The medium-term effect is more significant. Competition increases in the sub-$40,000 EV segment—precisely where Canadian buyers have the fewest options today. Pricing pressure builds across the market. Legacy automakers face value-focused competition they haven't experienced in decades.
The long-term effect depends on whether Chinese manufacturers can deliver vehicles at the prices they've achieved elsewhere. If $15,000 to $25,000 EVs become available in Canada, the entire market reprices. That's the scenario legacy automakers fear and budget-conscious buyers hope for.
The bigger picture
China has massive EV manufacturing capacity—far more than its domestic market can absorb. Europe and the U.S. have raised tariff walls. Those vehicles have to go somewhere.
Canada is betting it can thread the needle: capture the benefits (affordable EVs, competitive pressure, consumer choice) while managing the risks (job displacement, trade friction, national security concerns) through quota controls and regulatory pacing. It's a gamble on managed competition rather than protectionism or free markets.
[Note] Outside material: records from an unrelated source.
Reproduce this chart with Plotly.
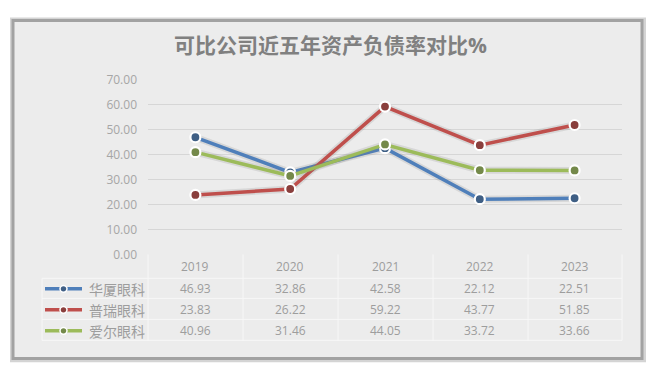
import plotly.graph_objects as go

W, H = 650, 378
years = ["2019", "2020", "2021", "2022", "2023"]
series_names = ["华厦眼科", "普瑞眼科", "爱尔眼科"]
huaxia = [46.93, 32.86, 42.58, 22.12, 22.51]
purui = [23.83, 26.22, 59.22, 43.77, 51.85]
aier = [40.96, 31.46, 44.05, 33.72, 33.66]
series_values = [huaxia, purui, aier]
colors = ["#4f7fba", "#bf4f4c", "#9cbb5a"]
dark = ["#3f5f85", "#8a3f3d", "#74894a"]
title = "可比公司近五年资产负债率对比%"

def px(x):
    return x / W

def py(y):
    return 1 - y / H

PL, PR, PT, PB = 148, 622, 74, 257
FONT = "Open Sans, Noto Sans CJK SC, sans-serif"
TXT = "#9d9d9d"

fig = go.Figure()
for name, vals, c, d in zip(series_names, series_values, colors, dark):
    fig.add_trace(go.Scatter(x=years, y=vals, mode="lines",
                             line=dict(color="rgba(120,120,120,0.18)", width=7),
                             hoverinfo="skip", showlegend=False))
    fig.add_trace(go.Scatter(x=years, y=vals, mode="lines+markers", name=name,
                             line=dict(color=c, width=3.5),
                             marker=dict(size=10, color=d, line=dict(color="white", width=2.2)),
                             showlegend=False))

shapes = []
shapes.append(dict(type="rect", xref="paper", yref="paper",
                   x0=px(10), x1=px(646), y0=py(370), y1=py(9),
                   fillcolor="#d4d4d4", line=dict(width=0), layer="below"))
shapes.append(dict(type="rect", xref="paper", yref="paper",
                   x0=px(13), x1=px(642), y0=py(366), y1=py(12),
                   fillcolor="#ececec", line=dict(color="#a2a2a2", width=3), layer="below"))

tbl_line = dict(color="#f7f7f7", width=1)
for xv in [148, 243, 338, 433, 528, 622]:
    shapes.append(dict(type="line", xref="paper", yref="paper",
                       x0=px(xv), x1=px(xv), y0=py(257), y1=py(347), line=tbl_line))
shapes.append(dict(type="line", xref="paper", yref="paper",
                   x0=px(42), x1=px(42), y0=py(282), y1=py(347), line=tbl_line))
for yv in [282, 303, 325, 347]:
    shapes.append(dict(type="line", xref="paper", yref="paper",
                       x0=px(42), x1=px(622), y0=py(yv), y1=py(yv), line=tbl_line))

annotations = []
annotations.append(dict(text=f"<b>{title}</b>", x=px(330), y=py(38), xref="paper", yref="paper",
                        showarrow=False, font=dict(size=21, color="#808080", family=FONT),
                        xanchor="center", yanchor="middle"))
row_y = [293, 315, 337]
for i, yr in enumerate(years):
    annotations.append(dict(text=yr, x=i, xref="x", y=py(270), yref="paper", showarrow=False,
                            xanchor="center", font=dict(size=12, color=TXT, family=FONT),
                            yanchor="middle"))
for r, (name, vals, c, d) in enumerate(zip(series_names, series_values, colors, dark)):
    yy = row_y[r]
    shapes.append(dict(type="line", xref="paper", yref="paper",
                       x0=px(45), x1=px(82), y0=py(yy), y1=py(yy),
                       line=dict(color=c, width=3.5)))
    shapes.append(dict(type="circle", xref="paper", yref="paper",
                       x0=px(60), x1=px(67), y0=py(yy + 3.5), y1=py(yy - 3.5),
                       fillcolor=d, line=dict(color="white", width=1.5)))
    annotations.append(dict(text=name, x=px(87), y=py(yy), xref="paper", yref="paper",
                            showarrow=False, xanchor="left", yanchor="middle",
                            font=dict(size=14, color=TXT, family="Noto Sans CJK SC")))
    for i, v in enumerate(vals):
        annotations.append(dict(text=f"{v:.2f}", x=i, xref="x", y=py(yy), yref="paper",
                                showarrow=False, xanchor="center", yanchor="middle",
                                font=dict(size=12, color=TXT, family=FONT)))

fig.update_layout(
    width=W, height=H,
    margin=dict(l=0, r=0, t=0, b=0),
    paper_bgcolor="white", plot_bgcolor="rgba(0,0,0,0)",
    xaxis=dict(type="category", range=[-0.5, 4.5], domain=[px(PL), px(PR)],
               showticklabels=False, showgrid=False, zeroline=False, showline=False, ticks=""),
    yaxis=dict(range=[0, 70], domain=[py(PB), py(PT)], dtick=10, tickformat=".2f",
               showgrid=True, gridcolor="#d6d6d6", gridwidth=1, zeroline=False,
               tickfont=dict(size=12, color="#a6a6a6", family=FONT), ticks="",
               ticklabelstandoff=10),
    shapes=shapes, annotations=annotations,
    showlegend=False,
)
fig.write_html("out.html", config={"displayModeBar": False},
               post_script="document.body.style.margin='0';")
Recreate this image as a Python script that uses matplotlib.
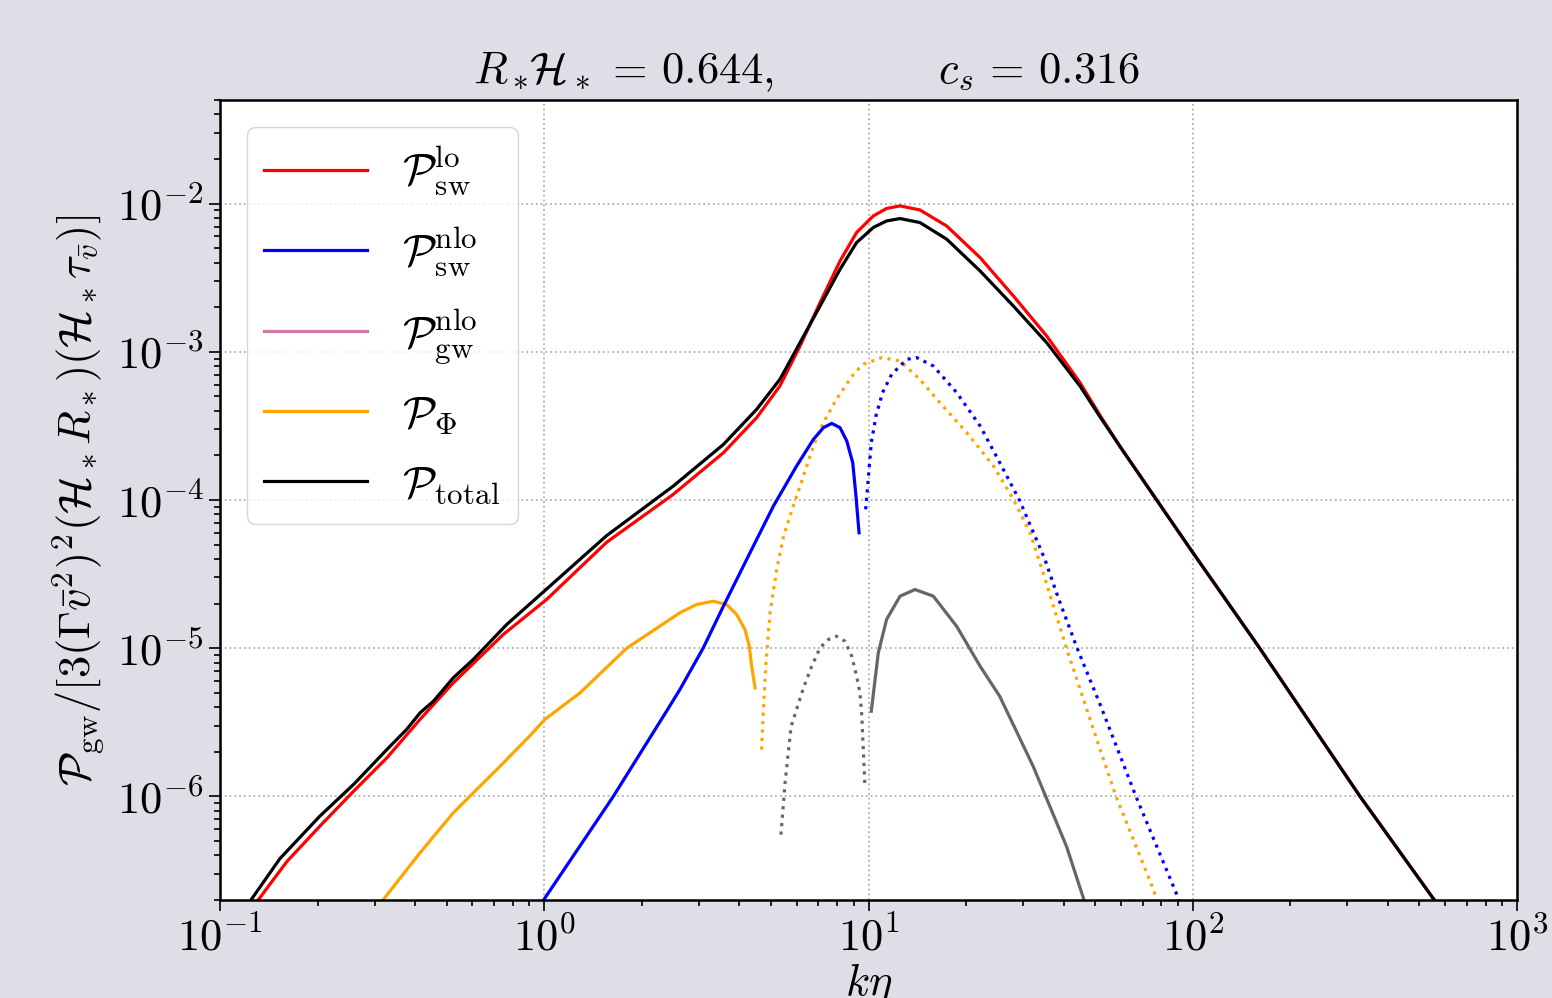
import numpy as np
import matplotlib
matplotlib.use("Agg")
import matplotlib.pyplot as plt
from matplotlib.lines import Line2D
from matplotlib.ticker import FuncFormatter

plt.rcParams['mathtext.fontset'] = 'cm'
plt.rcParams['font.family'] = ['DejaVu Serif']

# ---- data (k eta, log10 of normalised spectrum) ----
k_total = [0.12, 0.153, 0.203, 0.258, 0.327, 0.376, 0.414, 0.455, 0.524, 0.604, 0.766, 1.0,
           1.558, 2.50, 3.02, 3.57, 4.52, 5.33, 6.15, 7.09, 8.17, 9.19, 10.35, 11.37, 12.51,
           14.41, 17.42, 22.08, 27.97, 35.43, 44.9, 51.8, 59.7, 77.4, 99.2, 161, 328, 600]
logP_total = [-6.75, -6.42, -6.134, -5.920, -5.684, -5.549, -5.436, -5.358, -5.200, -5.076,
              -4.840, -4.615, -4.240, -3.906, -3.757, -3.625, -3.388, -3.186, -2.938, -2.691,
              -2.443, -2.263, -2.161, -2.117, -2.101, -2.128, -2.240, -2.454, -2.691, -2.938,
              -3.231, -3.44, -3.64, -4.0, -4.343, -5.001, -6.0, -6.8]

k_lo = [0.126, 0.161, 0.203, 0.258, 0.327, 0.414, 0.524, 0.748, 1.017, 1.558, 2.50, 3.57, 4.52,
        5.33, 6.15, 7.09, 8.17, 9.19, 10.35, 11.37, 12.51, 14.41, 17.42, 22.08, 27.97, 35.43,
        44.9, 51.8, 59.7, 77.4, 99.2, 161, 328, 600]
logP_lo = [-6.75, -6.438, -6.202, -5.966, -5.74, -5.48, -5.234, -4.907, -4.671, -4.285, -3.962,
           -3.681, -3.444, -3.231, -2.961, -2.668, -2.387, -2.195, -2.083, -2.033, -2.0155,
           -2.043, -2.151, -2.364, -2.623, -2.893, -3.208, -3.43, -3.64, -4.0, -4.343, -5.001,
           -6.0, -6.8]

k_nlo_pos = [0.96, 1.633, 2.385, 2.62, 3.09, 3.57, 4.21, 5.09, 6.0, 6.76, 7.26, 7.70, 8.17,
             8.57, 8.94, 9.15, 9.35]
logP_nlo_pos = [-6.75, -6.0, -5.424, -5.279, -5.0, -4.716, -4.401, -4.041, -3.771, -3.591,
                -3.512, -3.483, -3.512, -3.602, -3.748, -3.974, -4.221]

k_nlo_neg = [9.80, 10.0, 10.2, 10.59, 10.85, 10.99, 11.79, 13.12, 14.08, 15.85, 18.7, 22.1,
             25.4, 29.3, 33.0, 35.0, 38.5, 44.0, 51.8, 66.8, 89.6, 92.0]
logP_nlo_neg = [-4.063, -3.839, -3.613, -3.411, -3.343, -3.285, -3.152, -3.051, -3.039, -3.096,
                -3.275, -3.501, -3.748, -4.007, -4.27, -4.401, -4.662, -5.0, -5.38, -6.0,
                -6.67, -6.75]

k_phi_pos = [0.305, 0.414, 0.524, 0.748, 0.904, 1.005, 1.29, 1.796, 2.62, 2.95, 3.32, 3.65,
             3.92, 4.16, 4.29, 4.36, 4.47]
logP_phi_pos = [-6.75, -6.38, -6.111, -5.774, -5.59, -5.48, -5.301, -5.0, -4.761, -4.705,
                -4.683, -4.705, -4.772, -4.874, -4.987, -5.122, -5.268]

k_phi_neg = [4.68, 4.73, 4.83, 4.97, 5.21, 5.47, 5.86, 6.30, 6.76, 7.26, 7.96, 9.03, 9.64,
             10.99, 12.5, 14.4, 16.6, 20.1, 24.3, 28.0, 31.5, 34.3, 40.8, 51.8, 58.0, 76.0, 78.0]
logP_phi_neg = [-5.684, -5.459, -5.099, -4.761, -4.469, -4.244, -4.041, -3.839, -3.636, -3.478,
                -3.321, -3.145, -3.084, -3.039, -3.062, -3.186, -3.343, -3.546, -3.771, -3.996,
                -4.221, -4.468, -5.0, -5.684, -6.0, -6.64, -6.75]

k_gw_pos = [10.2, 10.72, 11.37, 12.51, 13.91, 15.85, 18.7, 22.1, 25.4, 32.2, 40.8, 46.0, 46.5]
logP_gw_pos = [-5.425, -5.031, -4.806, -4.649, -4.604, -4.649, -4.852, -5.122, -5.325, -5.797,
               -6.337, -6.686, -6.75]

k_gw_neg = [5.37, 5.53, 5.77, 6.30, 6.68, 7.09, 7.52, 7.96, 8.46, 8.88, 9.19, 9.41, 9.53, 9.75]
logP_gw_neg = [-6.258, -5.908, -5.53, -5.268, -5.122, -4.997, -4.941, -4.919, -4.953, -5.054,
               -5.189, -5.301, -5.448, -5.931]

legend_labels = [r'$\mathcal{P}_{\rm sw}^{\rm lo}$', r'$\mathcal{P}_{\rm sw}^{\rm nlo}$',
                 r'$\mathcal{P}_{\rm gw}^{\rm nlo}$', r'$\mathcal{P}_{\Phi}$',
                 r'$\mathcal{P}_{\rm total}$']
legend_colors = ['#ff0000', '#0000ff', '#cc79a7', '#ffa500', '#000000']

BG = '#dddee6'
FS = 32
LW = 2.3

fig = plt.figure(figsize=(15.52, 9.98), dpi=100, facecolor=BG)
ax = fig.add_axes([220/1552, 98/998, 1297/1552, 800/998])
ax.set_facecolor('white')

def P(v):
    return 10.0 ** np.asarray(v)

ax.plot(k_phi_pos, P(logP_phi_pos), color='#ffa500', lw=LW)
ax.plot(k_phi_neg, P(logP_phi_neg), color='#ffa500', lw=LW, ls=':')
ax.plot(k_nlo_pos, P(logP_nlo_pos), color='#0000ff', lw=LW)
ax.plot(k_nlo_neg, P(logP_nlo_neg), color='#0000ff', lw=LW, ls=':')
ax.plot(k_gw_pos, P(logP_gw_pos), color='#666666', lw=LW)
ax.plot(k_gw_neg, P(logP_gw_neg), color='#666666', lw=LW, ls=':')
ax.plot(k_lo, P(logP_lo), color='#ff0000', lw=LW)
ax.plot(k_total, P(logP_total), color='#000000', lw=LW)

ax.set_xscale('log')
ax.set_yscale('log')
ax.set_xlim(1e-1, 1e3)
ax.set_ylim(2e-7, 5e-2)

fmt = FuncFormatter(lambda v, pos: r'$10^{%d}$' % int(round(np.log10(v))))
ax.xaxis.set_major_formatter(fmt)
ax.yaxis.set_major_formatter(fmt)

ax.grid(True, which='major', ls=':', color='#b0b0b0', lw=1.3)
ax.tick_params(which='both', direction='out', top=False, right=False, labelsize=FS, width=1.2)
ax.tick_params(which='major', length=8)
ax.tick_params(which='minor', length=4.5)
for s in ax.spines.values():
    s.set_linewidth(1.8)

ax.set_xlabel(r'$k\eta$', fontsize=FS, labelpad=2)
ax.set_ylabel(r'$\mathcal{P}_{\rm gw}/[3(\Gamma\bar{v}^2)^2(\mathcal{H}_*R_*)(\mathcal{H}_*\tau_{\bar{v}})]$',
              fontsize=FS, labelpad=8)

fig.text(806/1552, 1 - 72/998,
         r'$R_*\!\mathcal{H}_* \,=\, 0.644,\qquad\qquad c_s \,=\, 0.316$',
         fontsize=FS, ha='center', va='center')

handles = [Line2D([], [], color=c, lw=LW) for c in legend_colors]
leg = ax.legend(handles, legend_labels, loc='upper left', fontsize=FS, handlelength=2.3,
                labelspacing=0.6, borderaxespad=0.6, fancybox=True, framealpha=0.8,
                edgecolor='#cccccc')

fig.savefig('out.png', dpi=100, facecolor=BG)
Whether it works depends on execution. If the regulatory pathway stays bottlenecked at case-by-case approvals, the quota becomes meaningless—49,000 vehicles that can't legally reach dealer lots. If Appendix G reopens or a new pathway emerges, Canada becomes the first North American market where consumers can actually buy these vehicles.
The sequence is predictable: Quebec before Ontario, pilots before scale, dealers before factories, regulation before headlines.
The question isn't whether Chinese EVs will arrive. It's which regulatory pathway is moving right now.
The signals to watch: Appendix G registry for new foreign manufacturer listings, NSM registry for Canadian manufacturing commitments, and the Canada Gazette for regulatory changes. When something moves, the timeline accelerates.